Which of these popular recent devotional songs is NOT by Graham Kendrick?
Shine, Jesus, shine ('Lord, the light of Your love is shining')
Led like a Lamb
Majesty, worship His majesty
Such love
This one is by Jack Hayford.
4.
The Psalms (i.e. the established Old Testament 'Jewish hymnbook' as Jesus knew, and frequently quoted it) have become and remained a core corpus of devotional text in Christian worship. Which of the following is NOT a recognised form of psalmody within the English-language tradition?

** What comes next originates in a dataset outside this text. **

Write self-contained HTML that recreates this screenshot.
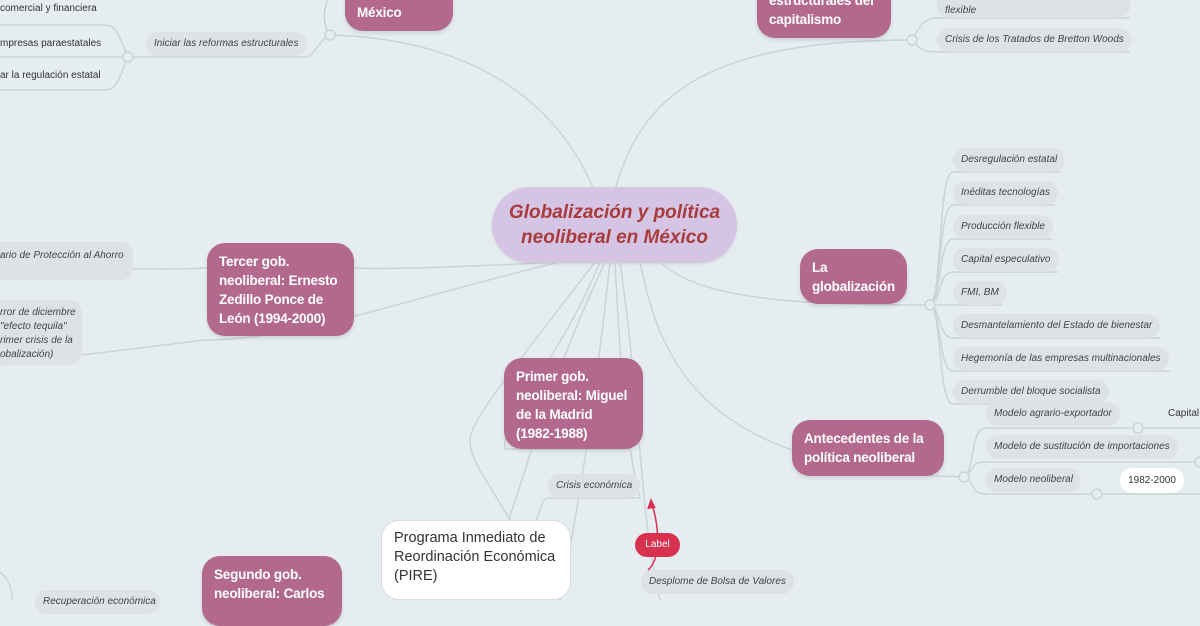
<!DOCTYPE html>
<html><head><meta charset="utf-8"><style>
body{margin:0;width:1200px;height:600px;overflow:hidden;background:#e5edf0;font-family:"Liberation Sans",sans-serif;position:relative}
.n{position:absolute;box-sizing:border-box}
.pk{background:#b3698d;color:#fff;font-weight:bold;font-size:13.5px;letter-spacing:-0.2px;line-height:19px;border-radius:18px;padding:9px 10px 9px 12px;box-shadow:0 2px 4px rgba(0,0,0,.12);white-space:nowrap}
.lf{background:#dde2e5;color:#444;font-style:italic;font-size:10px;border-radius:12px;padding:0 8px;height:24px;line-height:24px;white-space:nowrap}
.tx{color:#333;font-size:10px;white-space:nowrap}
svg{position:absolute;left:0;top:0}
</style></head><body>
<svg width="1200" height="600" fill="none" stroke="#ccd3d6" stroke-width="1.5">
<path d="M612 262 C600 150 520 40 330 35"/>
<path d="M330 35 C320 20 325 5 330 -5"/>
<path d="M330 35 C318 40 315 57 305 57 L146 57 C140 57 135 57 128 57"/>
<path d="M128 57 C120 40 118 25 105 25 L0 25"/>
<path d="M128 57 L0 57"/>
<path d="M128 57 C120 75 118 90 105 90 L0 90"/>
<path d="M615 190 C640 100 700 40 912 40"/>
<path d="M912 40 C920 25 925 18 937 18 L1130 18"/>
<path d="M912 40 C920 50 925 52 937 52 L1130 52"/>
<path d="M600 260 C500 265 400 270 354 268 L205 268 C180 270 150 268 0 270"/>
<path d="M560 262 C400 300 300 340 205 340 L0 365"/>
<path d="M660 262 C700 300 800 305 930 305"/>
<path d="M930 305 C942 300 938 172 953 172 L1060 172"/>
<path d="M930 305 C942 300 938 205 953 205 L1055 205"/>
<path d="M930 305 C942 300 938 239 953 239 L1052 239"/>
<path d="M930 305 C942 300 938 272 953 272 L1058 272"/>
<path d="M930 305 L1002 305"/>
<path d="M930 305 C942 310 938 338 953 338 L1160 338"/>
<path d="M930 305 C942 310 938 371 953 371 L1170 371"/>
<path d="M930 305 C942 310 938 404 953 404 L1108 404"/>
<path d="M640 262 C660 360 700 470 964 477"/>
<path d="M964 477 C975 470 970 430 985 428 L1200 428"/>
<path d="M964 477 C975 470 970 462 985 462 L1200 462"/>
<path d="M964 477 C975 480 970 494 985 494 L1200 494"/>
<path d="M600 262 C560 360 500 420 505 449 L630 449"/>
<path d="M605 262 C540 400 520 500 480 600"/>
<path d="M610 262 C595 400 580 500 560 600"/>
<path d="M615 262 C620 360 625 440 640 498 L548 498 C540 498 540 520 530 530"/>
<path d="M620 262 C640 400 640 520 660 600"/>
<path d="M595 262 C520 360 470 420 470 440 C470 460 480 470 560 600"/>
<path d="M0 572 C10 580 12 590 12 600"/>
</svg>
<svg width="1200" height="600" fill="#e5edf0" stroke="#ccd3d6" stroke-width="1.5">
<circle cx="330" cy="35" r="5"/><circle cx="128" cy="57" r="5"/><circle cx="912" cy="40" r="5"/>
<circle cx="930" cy="305" r="5"/><circle cx="964" cy="477" r="5"/><circle cx="1138" cy="428" r="5"/>
<circle cx="1200" cy="462" r="5"/><circle cx="1097" cy="494" r="5"/>
</svg>
<svg width="1200" height="600" fill="none" stroke="#d8304f" stroke-width="1.5"><path d="M648 570 C660 560 660 530 652 504"/><path d="M648 509 L651 500 L655 508" fill="#d8304f"/></svg>
<div class="n pk" style="left:345px;top:-30px;width:108px;height:61px;padding-top:33px">México</div>
<div class="n pk" style="left:757px;top:-20px;width:134px;height:58px;padding-top:11px">estructurales del<br>capitalismo</div>
<div class="n" style="left:492px;top:187px;width:245px;height:76px;border-radius:38px;background:#d6c4e5;color:#a83c3c;font-weight:bold;font-style:italic;font-size:19px;line-height:25px;text-align:center;padding-top:13px;box-shadow:0 1px 3px rgba(0,0,0,.1);white-space:nowrap">Globalización y política<br>neoliberal en México</div>
<div class="n pk" style="left:207px;top:243px;width:147px;height:93px">Tercer gob.<br>neoliberal: Ernesto<br>Zedillo Ponce de<br>León (1994-2000)</div>
<div class="n pk" style="left:800px;top:249px;width:107px;height:55px">La<br>globalización</div>
<div class="n pk" style="left:504px;top:358px;width:139px;height:91px">Primer gob.<br>neoliberal: Miguel<br>de la Madrid<br>(1982-1988)</div>
<div class="n pk" style="left:792px;top:420px;width:152px;height:56px">Antecedentes de la<br>política neoliberal</div>
<div class="n pk" style="left:202px;top:556px;width:140px;height:70px">Segundo gob.<br>neoliberal: Carlos</div>
<div class="n" style="left:381px;top:520px;width:190px;height:80px;background:#fff;border-radius:18px;color:#333;font-size:14.5px;line-height:19px;padding:8px 10px 8px 12px;border:1px solid #d8dde0;white-space:nowrap">Programa Inmediato de<br>Reordinación Económica<br>(PIRE)</div>
<div class="n lf" style="left:548px;top:474px;width:92px">Crisis económica</div>
<div class="n" style="left:635px;top:533px;width:45px;height:24px;background:#d8304f;color:#fff;font-size:10px;line-height:24px;text-align:center;border-radius:12px">Label</div>
<div class="n lf" style="left:641px;top:570px">Desplome de Bolsa de Valores</div>
<div class="n lf" style="left:146px;top:32px">Iniciar las reformas estructurales</div>
<div class="n tx" style="left:0;top:3px">comercial y financiera</div>
<div class="n tx" style="left:0;top:38px">mpresas paraestatales</div>
<div class="n tx" style="left:0;top:70px">ar la regulación estatal</div>
<div class="n lf" style="left:-10px;top:242px;width:143px;height:38px;line-height:28px;padding-left:10px">ario de Protección al Ahorro</div>
<div class="n lf" style="left:-30px;top:300px;width:112px;height:65px;line-height:14px;padding:6px 0 0 30px;white-space:normal">rror de diciembre<br>"efecto tequila"<br>rimer crisis de la<br>obalización)</div>
<div class="n lf" style="left:937px;top:-12px;width:193px;height:30px;line-height:14px;padding-top:2px">&nbsp;<br>flexible</div>
<div class="n lf" style="left:937px;top:28px">Crisis de los Tratados de Bretton Woods</div>
<div class="n lf" style="left:953px;top:148px">Desregulación estatal</div>
<div class="n lf" style="left:953px;top:181px">Inéditas tecnologías</div>
<div class="n lf" style="left:953px;top:215px">Producción flexible</div>
<div class="n lf" style="left:953px;top:248px">Capital especulativo</div>
<div class="n lf" style="left:953px;top:281px">FMI, BM</div>
<div class="n lf" style="left:953px;top:314px">Desmantelamiento del Estado de bienestar</div>
<div class="n lf" style="left:953px;top:347px">Hegemonía de las empresas multinacionales</div>
<div class="n lf" style="left:953px;top:380px">Derrumble del bloque socialista</div>
<div class="n lf" style="left:986px;top:402px">Modelo agrario-exportador</div>
<div class="n lf" style="left:986px;top:435px">Modelo de sustitución de importaciones</div>
<div class="n lf" style="left:986px;top:468px">Modelo neoliberal</div>
<div class="n" style="left:1120px;top:468px;width:64px;height:25px;background:#fff;border-radius:12px;font-size:10px;line-height:25px;text-align:center;color:#333">1982-2000</div>
<div class="n tx" style="left:1168px;top:408px">Capital</div>
<div class="n lf" style="left:35px;top:590px;width:125px">Recuperación económica</div>
</body></html>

Metrical psalms, e.g. in Scots usage
'Pointed' psalms sung flexibly to an Anglican Chant
The 'Negro Spiritual'
Responsorial congregational psalms
The Spirituals quite often spring from Psalm texts (or other broadly contemporary Old Testament narratives) ~ but they are nothing like an intentional set of psalms, as such, in the sense that any of these other styles or groupings are.
5.
A very plangent setting of Turgenev's poem on the legend of the child Jesus and the Crown of Roses was written by ...
Rachmaninov
Tchaikovsky
Stravinsky
Arensky
It is in the Oxford Book of Carols, for instance, and calls for a deep Russian bass bottom B in its penultimate bar (that's over half an octave below the bottom of the bass clef).
6.
The traditional tune for the solemn hymn All people that on earth do dwell is called 'The Old Hundredth': why?
It was written to celebrate the centenary of the start of the Church of England
The words with which it goes are a paraphrase of the Jubilate, a canticle which also happens to be the 100th Psalm in the psalter (out of 150)

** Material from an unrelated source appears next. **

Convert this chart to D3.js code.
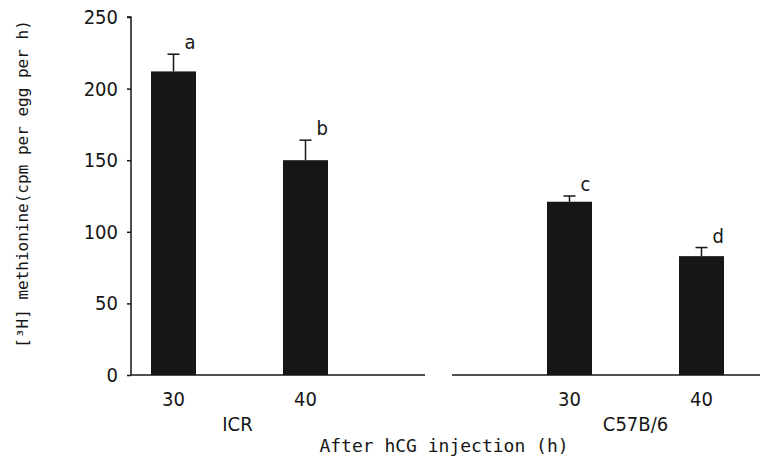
<!DOCTYPE html>
<html>
<head>
<meta charset="utf-8">
<script src="https://cdn.jsdelivr.net/npm/d3@7"></script>
<style>
  body { margin: 0; background: #fff; }
  svg { display: block; }
</style>
</head>
<body>
<div id="chart"></div>
<script>
const kWidth = 761;
const kHeight = 462;

// data
const strains = ["ICR", "ICR", "C57B/6", "C57B/6"];
const hours = ["30", "40", "30", "40"];
const means = [212, 150, 121, 83];
const errors = [12, 14, 4, 6];
const letters = ["a", "b", "c", "d"];
const slots = ["ICR-30", "ICR-40", "gap", "C57-30", "C57-40"];
const barSlots = ["ICR-30", "ICR-40", "C57-30", "C57-40"];
const yTicks = [0, 50, 100, 150, 200, 250];

const svg = d3.select("#chart")
  .append("svg")
  .attr("width", kWidth)
  .attr("height", kHeight);

const x = d3.scalePoint()
  .domain(slots)
  .range([173.5, 701.5]);

const y = d3.scaleLinear()
  .domain([0, 250])
  .range([375, 17]);

const barW = 45;
const ink = "#161616";
const tickFont = "'DejaVu Sans Condensed', 'DejaVu Sans', sans-serif";
const monoFont = "'DejaVu Sans Mono', 'Liberation Mono', monospace";

// y axis
const yAxis = d3.axisLeft(y)
  .tickValues(yTicks)
  .tickSize(4)
  .tickPadding(9);

const gy = svg.append("g")
  .attr("transform", "translate(131,0)")
  .call(yAxis);
gy.select(".domain").attr("stroke", ink).attr("stroke-width", 1.5)
  .attr("d", `M-4,${y(250)}H0V${y(0)}`);
gy.selectAll(".tick line").attr("stroke", ink).attr("stroke-width", 1.5);
gy.selectAll(".tick text")
  .attr("fill", ink)
  .style("font-family", tickFont)
  .style("font-stretch", "condensed")
  .style("font-size", "20px");

// baseline, broken between the two strains
const baseSegs = [[131, 425], [452, 760]];
svg.selectAll("line.base")
  .data(baseSegs)
  .enter()
  .append("line")
  .attr("class", "base")
  .attr("x1", d => d[0])
  .attr("x2", d => d[1])
  .attr("y1", y(0))
  .attr("y2", y(0))
  .attr("stroke", ink)
  .attr("stroke-width", 1.5);

// bars
svg.selectAll("rect.bar")
  .data(means)
  .enter()
  .append("rect")
  .attr("class", "bar")
  .attr("x", (d, i) => x(barSlots[i]) - barW / 2)
  .attr("y", d => y(d))
  .attr("width", barW)
  .attr("height", d => y(0) - y(d))
  .attr("fill", ink);

// error bars (upper only)
const eb = svg.selectAll("g.err")
  .data(means)
  .enter()
  .append("g")
  .attr("class", "err")
  .attr("stroke", ink)
  .attr("stroke-width", 1.5);
eb.append("line")
  .attr("x1", (d, i) => x(barSlots[i]))
  .attr("x2", (d, i) => x(barSlots[i]))
  .attr("y1", d => y(d))
  .attr("y2", (d, i) => y(d + errors[i]));
eb.append("line")
  .attr("x1", (d, i) => x(barSlots[i]) - 6)
  .attr("x2", (d, i) => x(barSlots[i]) + 6)
  .attr("y1", (d, i) => y(d + errors[i]))
  .attr("y2", (d, i) => y(d + errors[i]));

// significance letters
svg.selectAll("text.letter")
  .data(letters)
  .enter()
  .append("text")
  .attr("class", "letter")
  .attr("x", (d, i) => x(barSlots[i]) + 11)
  .attr("y", (d, i) => y(means[i] + errors[i]) - 5)
  .attr("fill", ink)
  .style("font-family", tickFont)
  .style("font-stretch", "condensed")
  .style("font-size", "20px")
  .text(d => d);

// hour labels
svg.selectAll("text.hour")
  .data(hours)
  .enter()
  .append("text")
  .attr("class", "hour")
  .attr("x", (d, i) => x(barSlots[i]))
  .attr("y", 406)
  .attr("text-anchor", "middle")
  .attr("fill", ink)
  .style("font-family", tickFont)
  .style("font-stretch", "condensed")
  .style("font-size", "20px")
  .text(d => d);

// strain labels, centred under each pair
const strainNames = ["ICR", "C57B/6"];
const strainPos = [
  (x("ICR-30") + x("ICR-40")) / 2 - 2,
  (x("C57-30") + x("C57-40")) / 2
];
svg.selectAll("text.strain")
  .data(strainNames)
  .enter()
  .append("text")
  .attr("class", "strain")
  .attr("x", (d, i) => strainPos[i])
  .attr("y", 431)
  .attr("text-anchor", "middle")
  .attr("fill", ink)
  .style("font-family", tickFont)
  .style("font-stretch", "condensed")
  .style("font-size", "20px")
  .text(d => d);

// axis titles
svg.append("text")
  .attr("x", 444)
  .attr("y", 452)
  .attr("text-anchor", "middle")
  .attr("fill", ink)
  .style("font-family", monoFont)
  .style("font-size", "18px")
  .text("After hCG injection (h)");

svg.append("text")
  .attr("transform", "translate(28,184) rotate(-90)")
  .attr("text-anchor", "middle")
  .attr("fill", ink)
  .style("font-family", monoFont)
  .style("font-size", "16px")
  .text("[³H] methionine(cpm per egg per h)");
</script>
</body>
</html>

There were 100 musicians involved in its first public performance
This version has been superseded by a 'New 100th' but which has proved less popular, so the 'Old' label is used to distinguish this
This hymn, in a magnificent but sensitive ceremonial arrangement by Vaughan Williams, was used at the 1953 Coronation and may well be used on future occasions as and when these arise.
7.
Mary's song, the canticle traditionally known by its Latin title Magnificat, has become widely sung in a metrical paraphrase which begins 'Tell out, my soul, the greatness of the Lord!'. This originated in a 20th-century prose translation of the Bible, but the whole hymn in its metrical form is the work of which major writer?
Fred Kaan
Martin Leckebusch
Percy Cutts
Bishop Timothy Dudley-Smith
Any mainstream modern hymnal will probably include this and several others of his works.
8.
The composers of the coronation anthem I was glad (a setting of Ps.121) and of the hymntune Aberystwyth (most usually sung to Wesley's Jesu, lover of my soul) share which surname?
Parry
Walton
Williams
Purcell
These were, respectively, Charles Hubert Hastings Parry (also of Jerusalem fame, among much else) and Joseph Parry, who were not related.
9.
I vow to thee, my country has often been regarded as a 'second national anthem' (or just possibly, third; after Blake's Jerusalem). The words were written by a British diplomat, Sir Cecil Spring Rice, shortly before the First World War ~ a historical telltale in itself, as this Quiz is drafted in the anniversary-rich early summer of 2014. The tune is adapted from which more-or-less contemporary orchestral work, and fits it as evocatively as a proverbial glove?
Bliss: Things to Come
Holst: The Planets
Vaughan Williams: Scott of the Antarctic
Elgar: Pomp and Circumstance
The slow-march-like tune (though in fact in a lilting 3-in-a-bar time-signature) is the 'trio' theme of the Jupiter movement.
10.
Psalm 46 ('God is our strength and refuge') is enthusiastically sung in a modern paraphrase, set to a powerful yet perhaps slightly surprising tune from which World War 2 film?
The Great Escape
Reach for the Sky
The Dam Busters
Brief Encounter
The Psalm is about an unshakeable faith in God 'even though the earth be moved', yet the staunch slow-march tune to which it is sung commemorates an air operation which entailed precise but large-scale destruction. The stirring theme is by Eric Coates, a most successful and interesting composer (e.g. of the longest-running signature tune on radio).